La dehiscencia es la apertura espontánea de algo que parecía clausurado. Es la ironía del límite. En botánica se conoce con este nombre a la maduración natural de una planta que libera espontáneamente sus granos de polen o sus semillas.
El místico renano Maister Eckhardt (1260-1327) animaba a los monjes del valle del Rhin a ver la naturaleza como un todo “dehiscente” en el que lo inmanente es lo trascendente y a escuchar en el hondo rumor germinal de la tierra tanto la oscuridad del Viernes Santo como la gloria de la Resurrección. Como muchas proposiciones de Maister Eckhardt fueron declaradas heréticas por la Inquisición, este concepto permaneció latente, esperando su propia dehiscencia, hasta que en el siglo XIX el filósofo romántico Franz von Baader lo sacó a la luz ante Hegel, que exclamó: “Esto es exactamente lo que yo digo, aquí está el conjunto de mis ideas y mis propósitos”.

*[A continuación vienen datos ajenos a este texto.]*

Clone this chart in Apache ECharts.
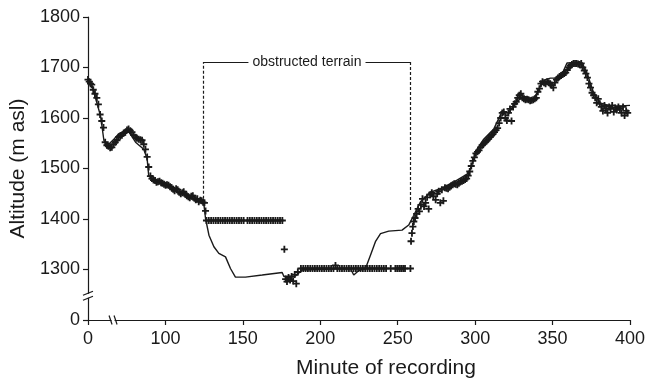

Para la medicina, sin embargo, la dehiscencia es la apertura espontánea de una herida quirúrgica suturada que se resiste a cicatrizar.
Y aquí estamos nosotros, entre la botánica y la medicina. Por eso Marco Aurelio nos animaba a predisponernos para que, cuando el viento frío nos arroje al suelo, no caigamos como un pájaro muerto, sino como un fruto maduro que bendice, con reconocimiento, el árbol que lo ha producido. Algunos llevan la metáfora más allá y esperan que –como cantaba Rilke- haya Alguien que extienda sus manos para acoger su caída.
La propia filosofía es también, bien mirada, dehiscente: siempre sobrepasa los intentos de clausurarla en un sistema. Ya se lo advirtió a Moisés aquella zarza ardiendo, que podría ser un arbusto florecido en el desierto: “Yo seré lo que seré” (Éxodo 3,14).